20. There is no suggestion that the yard areas for the Kotlik's proposed new home have any relation to the non-conformity of Plaintiff's lot. It may be argued that the lot area for the new home cannot include the area necessary in 1968 to have made Plaintiff's Lot conforming as to lot width (the only aspect as to which it was made non-conforming by the 1968 conveyance). However, the Building Inspector could reasonably have come to the conclusion that such an interpretation was not required in the facts of this particular case, where the Kotliks and their predecessors were not involved in the type of zoning misbehavior at which Section 4-1 is aimed (illustrated in Alley), where the Kotliks have assembled a conforming lot (the Kotlik Lot), and where there is nothing which the Kotliks can do to make the Plaintiff's Lot conforming. I therefore uphold the Board's Decision upholding the Building Inspector.

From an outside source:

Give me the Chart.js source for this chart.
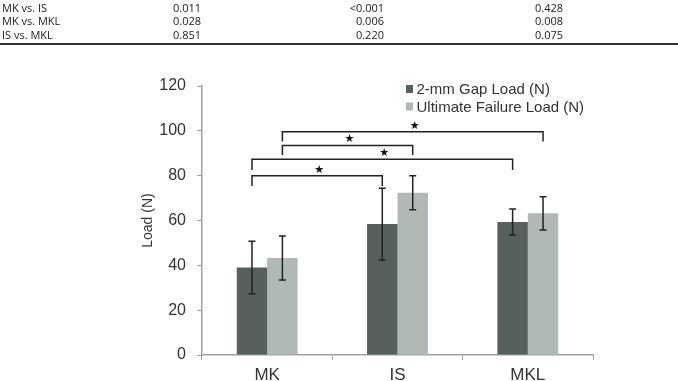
<!DOCTYPE html>
<html>
<head>
<meta charset="utf-8">
<script src="https://cdn.jsdelivr.net/npm/chart.js@4"></script>
<style>
  html, body { margin: 0; padding: 0; background: #fff; }
  #wrap { position: relative; width: 678px; height: 381px; overflow: hidden; }
  #chart { position: absolute; left: 0; top: 0; }
  .cell { position: absolute; font: 11px "Open Sans", sans-serif; color: #222; line-height: 13px; white-space: nowrap; }
  .rule { position: absolute; left: 0; top: 43px; width: 678px; height: 2px; background: #333; }
</style>
</head>
<body>
<div id="wrap">
  <canvas id="chart" width="678" height="381"></canvas>
  <div id="table"></div>
  <div class="rule"></div>
</div>
<script>
// Table rows (p-values)
const tableRows = ['MK vs. IS', 'MK vs. MKL', 'IS vs. MKL'];
const tableCol1 = ['0.011', '0.028', '0.851'];
const tableCol2 = ['<0.001', '0.006', '0.220'];
const tableCol3 = ['0.428', '0.008', '0.075'];

// Chart data
const categories = ['MK', 'IS', 'MKL'];
const seriesNames = ['2-mm Gap Load (N)', 'Ultimate Failure Load (N)'];
const gapLoad = [39.0, 58.4, 59.3];
const gapLoadErr = [11.7, 16.0, 5.8];
const failureLoad = [43.3, 72.4, 63.2];
const failureLoadErr = [9.8, 7.6, 7.4];
const yTicks = [0, 20, 40, 60, 80, 100, 120];

// Significance brackets: [datasetIndex, fromCategory, toCategory, top value, leg bottom value]
const brackets = [
  [1, 0, 2, 99.6, 95.2],
  [1, 0, 1, 93.5, 89.2],
  [0, 0, 2, 87.3, 82.5],
  [0, 0, 1, 80.0, 75.4]
];

const colors = ['#58605e', '#b1b9b6'];

// Build table
const table = document.getElementById('table');
tableRows.forEach((label, i) => {
  const top = 0.5 + i * 13.5;
  const cells = [
    { text: label, style: 'left:2px' },
    { text: tableCol1[i], style: 'left:173px' },
    { text: tableCol2[i], style: 'right:' + (678 - 384) + 'px' },
    { text: tableCol3[i], style: 'left:535px' }
  ];
  cells.forEach(c => {
    const d = document.createElement('div');
    d.className = 'cell';
    d.setAttribute('style', c.style + ';top:' + top + 'px');
    d.textContent = c.text;
    table.appendChild(d);
  });
});

// Error bars, brackets and legend
const extras = {
  id: 'extras',
  afterDatasetsDraw(chart) {
    const ctx = chart.ctx;
    const y = chart.scales.y;
    const errs = [gapLoadErr, failureLoadErr];
    const vals = [gapLoad, failureLoad];
    ctx.save();
    ctx.strokeStyle = '#222';
    ctx.lineWidth = 1.5;
    [0, 1].forEach(d => {
      chart.getDatasetMeta(d).data.forEach((bar, i) => {
        const x = bar.x;
        const hi = y.getPixelForValue(vals[d][i] + errs[d][i]);
        const lo = y.getPixelForValue(vals[d][i] - errs[d][i]);
        ctx.beginPath();
        ctx.moveTo(x, hi); ctx.lineTo(x, lo);
        ctx.moveTo(x - 3.5, hi); ctx.lineTo(x + 3.5, hi);
        ctx.moveTo(x - 3.5, lo); ctx.lineTo(x + 3.5, lo);
        ctx.stroke();
      });
    });

    // brackets
    ctx.fillStyle = '#111';
    ctx.font = '11px "DejaVu Sans"';
    ctx.textAlign = 'center';
    ctx.textBaseline = 'middle';
    brackets.forEach(b => {
      const meta = chart.getDatasetMeta(b[0]);
      const x1 = meta.data[b[1]].x;
      const x2 = meta.data[b[2]].x;
      const yt = y.getPixelForValue(b[3]);
      const yb = y.getPixelForValue(b[4]);
      ctx.beginPath();
      ctx.moveTo(x1, yb); ctx.lineTo(x1, yt); ctx.lineTo(x2, yt); ctx.lineTo(x2, yb);
      ctx.stroke();
      ctx.fillText('\u2605', (x1 + x2) / 2 + 2, yt - 6);
    });

    // legend
    ctx.font = '15px "Liberation Sans", Arial';
    ctx.textAlign = 'left';
    seriesNames.forEach((name, i) => {
      const cy = 89 + i * 17.5;
      ctx.fillStyle = colors[i];
      ctx.fillRect(406, cy - 4, 7, 8);
      ctx.fillStyle = '#333';
      ctx.fillText(name, 416.5, cy + 1);
    });
    ctx.restore();
  }
};

new Chart(document.getElementById('chart'), {
  type: 'bar',
  data: {
    labels: categories,
    datasets: [
      { label: seriesNames[0], data: gapLoad, backgroundColor: colors[0] },
      { label: seriesNames[1], data: failureLoad, backgroundColor: colors[1] }
    ]
  },
  options: {
    responsive: false,
    animation: false,
    layout: { padding: { top: 86, right: 85, left: 140, bottom: 0 } },
    datasets: { bar: { barPercentage: 1, categoryPercentage: 0.467 } },
    plugins: { legend: { display: false }, tooltip: { enabled: false } },
    scales: {
      x: {
        afterFit: s => { s.height = 26; },
        grid: { drawOnChartArea: false, tickLength: 5, color: '#a0a0a0' },
        border: { color: '#a0a0a0', width: 1.5 },
        ticks: { color: '#333', font: { family: '"Liberation Sans", Arial', size: 17 }, padding: 5 }
      },
      y: {
        min: 0,
        max: 120,
        afterFit: s => { s.width = 62; },
        afterBuildTicks: s => { s.ticks = yTicks.map(v => ({ value: v })); },
        grid: { drawOnChartArea: false, tickLength: 5, color: '#a0a0a0' },
        border: { color: '#a0a0a0', width: 1.5 },
        ticks: { color: '#333', font: { family: '"Liberation Sans", Arial', size: 16 }, padding: 11 },
        title: { display: true, text: 'Load (N)', color: '#333', padding: 0, font: { family: '"Liberation Sans", Arial', size: 14 } }
      }
    }
  },
  plugins: [extras]
});
</script>
</body>
</html>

21. There is another basis on which I reach the same result. Defendant John Kotlik has submitted an Affidavit indicating that on February 6, 1991 he recorded a deed to him and his wife from the owners of the property on the other side of Lot B, conveying to the Kotliks a rectangular parcel measuring 22 feet along School Street and 40.5 feet deep, in effect pushing Lot B 22 feet further along School Street. That parcel contains 891 square feet. If the width of that parcel, Parcel B, Plot 1A (all belonging to the Kotliks) and the width of Plaintiff's Lot are added together, the result is 259.2 feet, more than twice the required 125 width for each of two lots. Stated differently, for the 1968 conveyance to have left Plaintiff's Lot conforming (based on the measurements from the 1989 Plan), Plaintiff's Lot would have had to extend 12.8 feet further east along School Street, at a depth of 40 feet, thus adding an additional 512 square feet. That square footage, under plaintiff's reading of Section 4-1, would not be available to the Kotliks for lot area, but the Kotlik Lot, with the 891 square feet added, can give away the 512 square feet and still conform, with 380 square feet to spare (30,892 minus 512 minus 30,000). Neither the Building Inspector nor the Board considered the enlarged lot, but in the interests of judicial economy, and since the enlarged lot is not the sole basis of my decision, I have not acceded to plaintiff's objections about the February 6 Affidavit.